Attorney: Kendra E. Bray | Published 11.27.17

In the face of recent Supreme Court decisions, many companies are taking a hard look at what exactly personal jurisdiction looks like. For most, this is easy; it is where they are incorporated or where they are headquartered. But what happens when the headquarters is a “tricked-out” van that allows the company to move freely across the United States or is wherever the CEO’s laptop happens to be? More and more millennials are picking up and running internet-based ventures from their tiny homes, coffee shops, or out of whatever space they land in that day. The question for their lawyers is—where would these corporations be subject to a court’s jurisdiction?

General vs. Personal Jurisdiction

In order for a court to exercise jurisdiction over an entity or individual, the court must have personal jurisdiction over the party. Personal jurisdiction determines whether foreign parties can be sued in the U.S. and in which state a person or an entity can be sued. Jurisdiction over a defendant involves two facets—general and specific jurisdiction. Under Daimler AG v. Bauman, a court may exercise general jurisdiction over a defendant where the defendant is headquartered or at the place of incorporation. But what happens when the defendant does not have a headquarters in the traditional sense?

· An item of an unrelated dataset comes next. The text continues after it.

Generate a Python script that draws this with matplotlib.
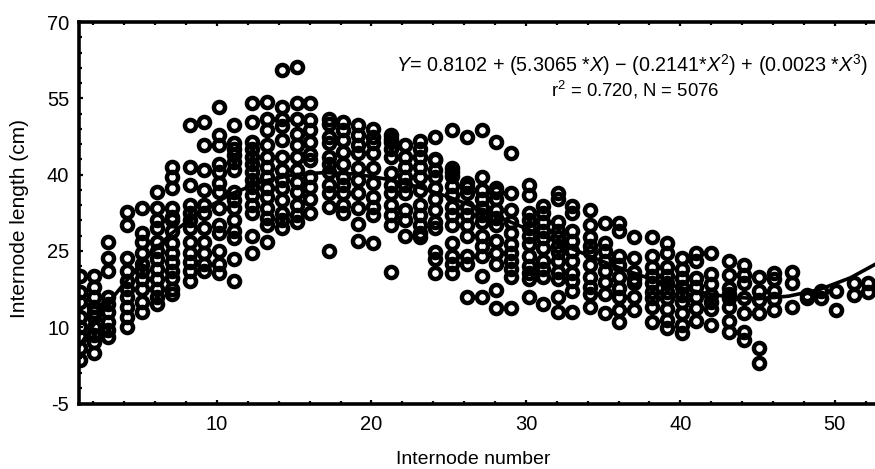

Daimler did not foreclose the possibility that in an exceptional case, a corporation’s operations in a forum other than its formal place of incorporation or principal place of business may be so substantial and of such a nature as to render the corporation at home in that state, pointing to its prior ruling that a corporation’s contacts were sufficient to exercise general jurisdiction because its president moved to Ohio, where he kept an office, maintained the company files and oversaw the company’s activities. Thus, it is possible that a defendant’s activities in a state may render it subject to general jurisdiction even if it does not have a principal place of business in the forum state.

Activities Can Help Establish Jurisdiction

To determine whether jurisdiction is proper in a particular case, a court may look at the activities at issue, not just the location of a defendant’s physical headquarters. In that case, jurisdiction could be proper anywhere the open road takes a mobile defendant—the coffee shop or even the CEO’s tricked-out van.